Playwright Ishy Din writes of the lives of young Muslim men in the north of England in Snookered in a way only possible to someone with first-hand knowledge of his subject. A former cab driver who has also worked in video shops and restaurants, Din is superbly qualified to present credible real-life characters.

In his first play for the stage (though there have been others for radio and television) he shows an assured grasp of stagecraft in a piece that is at once compelling and disturbing. The setting is a working-class boozer so brilliantly created in Ciaran Bagnall’s designs that you feel inclined to wander over and join the lads propping up the bar under the eye of taciturn barman Dave (Michael Luxton).

The temptation must be resisted, for here is consumption of alcohol on an industrial scale, chiefly instigated by the play’s lovable rogue Shaf (Muzz Khan), as he at once shows himself to be.

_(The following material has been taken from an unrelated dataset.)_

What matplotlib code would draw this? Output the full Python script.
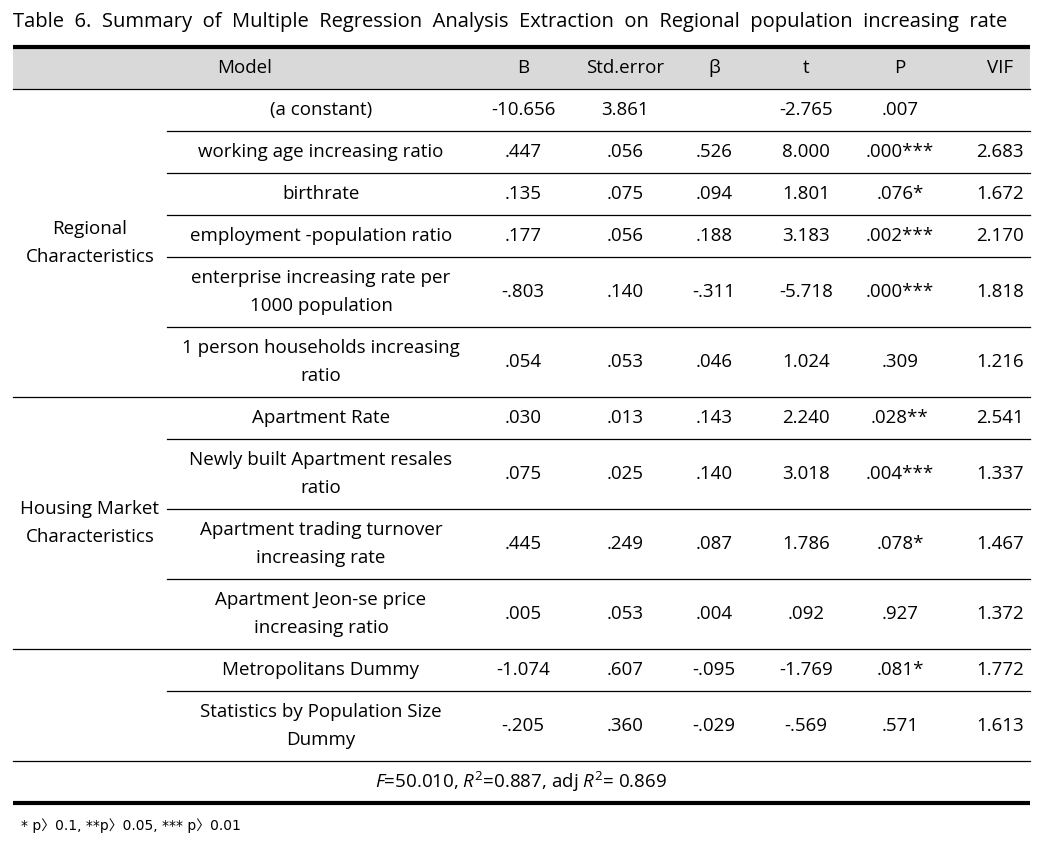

With him from the start is the clearly much calmer Billy (Jaz Deol), who is now living in the south for reasons only later to be explained. Eventually, they will be joined by Kamy (Asif Khan), who is evidently not the brightest of the team but an eminently likable dimwit nonetheless, and sharp-suited Mo (Peter Singh) whose determination to better himself marks him out from the others. They are there to play games of pool in commemoration of their friend, T, who died six years before. The nature of his demise is also not explained until late in the day, by which time the knockabout comic feel of the first half-hour or so, nicely managed under director Iqbal Khan, has developed into something much darker.

While the title of the play obviously refers to the game being played by the men, it conjures up an impression, too, of their being ‘snookered’ — which is to say placed in a difficult position — in their own lives. This arises principally from the clash of their ambitions with the cultural expectations of an older generation of Asian muslims.